OVERVIEW:
The following case study describes a data lake solution that we developed and continued to maintain for
one of our digital marketing clients.
This is our 3rd iteration implementing data lakes in AWS. This time, we are taking the challenge to
commit to a serverless approach. The lake’s cost at rest should be minimal.
Every chain is only as strong as its weakest link. So we also take the opportunity to formally review
our solution based on Amazon’s well-architected framework and optimize it to evenly meet Amazon’s 5
pillars of excellence for business operations, security, reliability, performance, and cost.
Goals:
1) Host a full US consumer header with 300 million datasets of 400 data points with monthly updates.
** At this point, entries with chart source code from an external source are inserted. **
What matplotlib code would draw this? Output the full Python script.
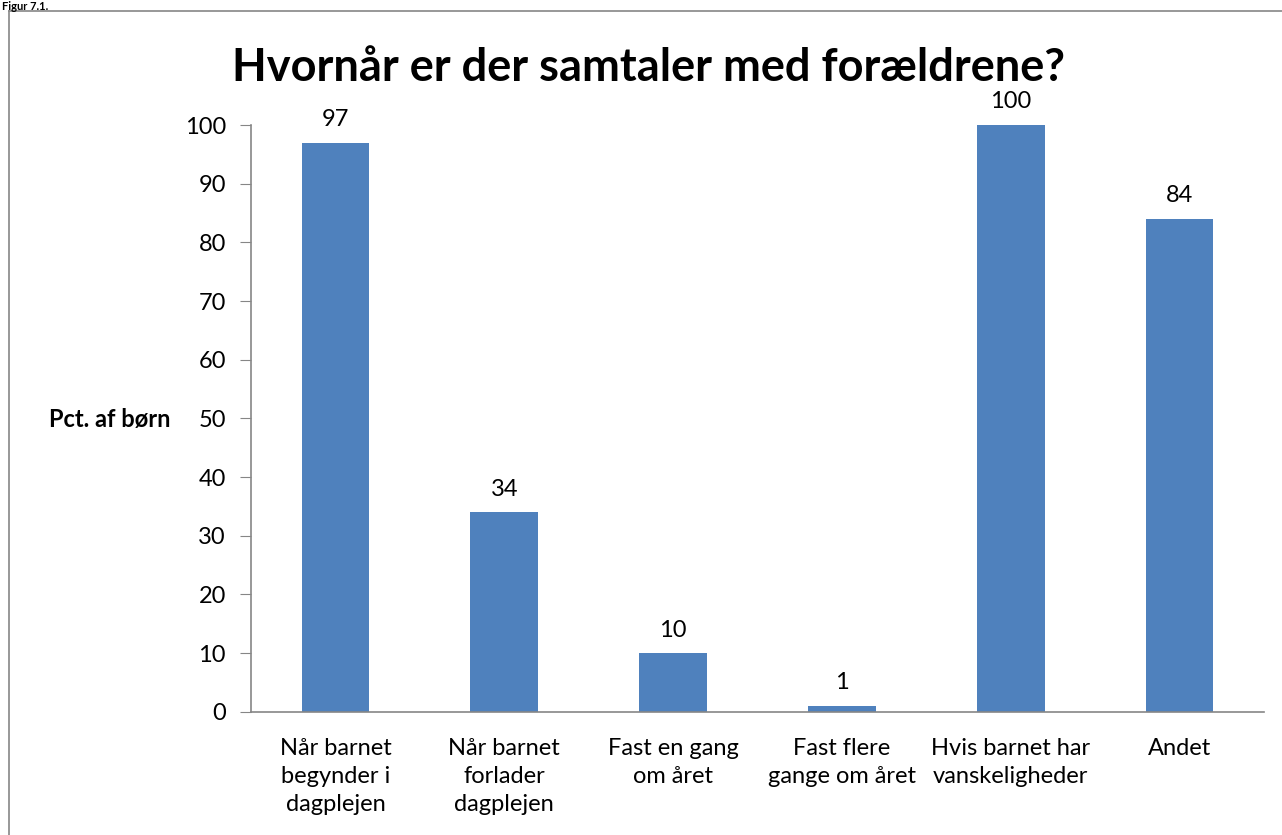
import matplotlib.pyplot as plt
from matplotlib.lines import Line2D

# data
categories = ['Når barnet\nbegynder i\ndagplejen', 'Når barnet\nforlader\ndagplejen',
              'Fast en gang\nom året', 'Fast flere\ngange om året',
              'Hvis barnet har\nvanskeligheder', 'Andet']
values = [97, 34, 10, 1, 100, 84]
yticks = [0, 10, 20, 30, 40, 50, 60, 70, 80, 90, 100]

plt.rcParams['font.family'] = ['Lato', 'DejaVu Sans']

fig = plt.figure(figsize=(12.82, 8.35), dpi=100)
ax = fig.add_axes([251/1282, 1 - 711.7/835, (1264 - 251)/1282, (711.7 - 125)/835])

x = range(len(categories))
ax.bar(x, values, width=0.4, color='#4F81BD')
for xi, v in zip(x, values):
    ax.annotate(str(v), (xi, v), xytext=(0, 9), textcoords='offset points',
                ha='center', va='bottom', fontsize=17)

ax.set_xlim(-0.5, len(categories) - 0.5)
ax.set_ylim(0, 100)
ax.set_yticks(yticks)
ax.set_xticks(list(x))
ax.set_xticklabels(categories, fontsize=17, linespacing=1.4)
ax.tick_params(axis='x', length=0, pad=19)
ax.tick_params(axis='y', length=8, color='#868686', labelsize=17, pad=10)
for s in ['top', 'right']:
    ax.spines[s].set_visible(False)
for s in ['left', 'bottom']:
    ax.spines[s].set_color('#868686')
    ax.spines[s].set_linewidth(1.2)

fig.text(110/1282, 1 - 419/835, 'Pct. af børn', fontsize=17, fontweight='bold',
         ha='center', va='center')
fig.text(648/1282, 1 - 68/835, 'Hvornår er der samtaler med forældrene?',
         fontsize=32.5, fontweight='bold', ha='center', va='center')
fig.text(2/1282, 1 - 0.5/835, 'Figur 7.1.', fontsize=8, fontweight='bold',
         ha='left', va='top')

# frame around the chart
fig.add_artist(Line2D([8.5/1282, 8.5/1282], [0, 1 - 11/835], color='#868686', lw=1.2))
fig.add_artist(Line2D([8.5/1282, 1], [1 - 11/835, 1 - 11/835], color='#868686', lw=1.2))

fig.savefig('out.png', dpi=100)
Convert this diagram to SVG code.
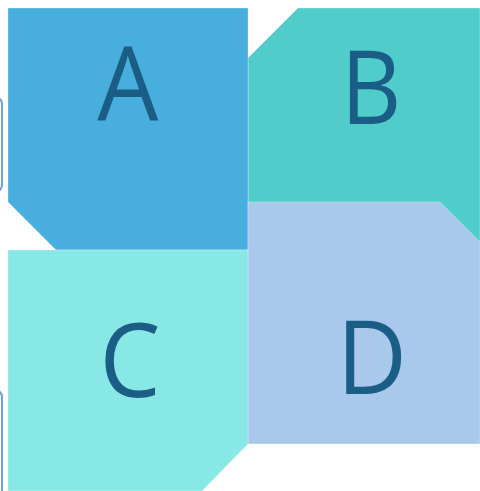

2) Ability to manage 1 billion business leads and associated data records in structured, semi-structured, and unstructured formats.
3) Architect a solution optimized for business agility, monetization, compliance, and user experience.
4) Validate the implementation based on Amazon’s 5 pillars of excellence: business operations, security, reliability, performance, and cost.
5) Completely separate data storage from data processing and shift towards a low-maintenance serverless implementation where possible.
6) Prepare the client for advanced data analytics and applications of true machine learning.
Technology:
We selected AWS S3 for storage, secured by IAM, monitored via Cloud Watch. The automated ingestion process utilizes
the >AWS Glue crawler and Data Catalog. We maintain the metadata in DynamoDB. Automated ETL is executed via
Lambda managed under the API Gateway. It uses Athena CTAS and ETL queries. Athena is now also the main
analytical query engine. Our admin dashboard is implemented using ReactJS and Highcharts for data visualization. The dashboard
is connected to our API Gateway. Our operational Consumer Header services are still partially implemented in NodeJS and
Python hosted on EC2 with RDS / Postgres for quick relational transactions.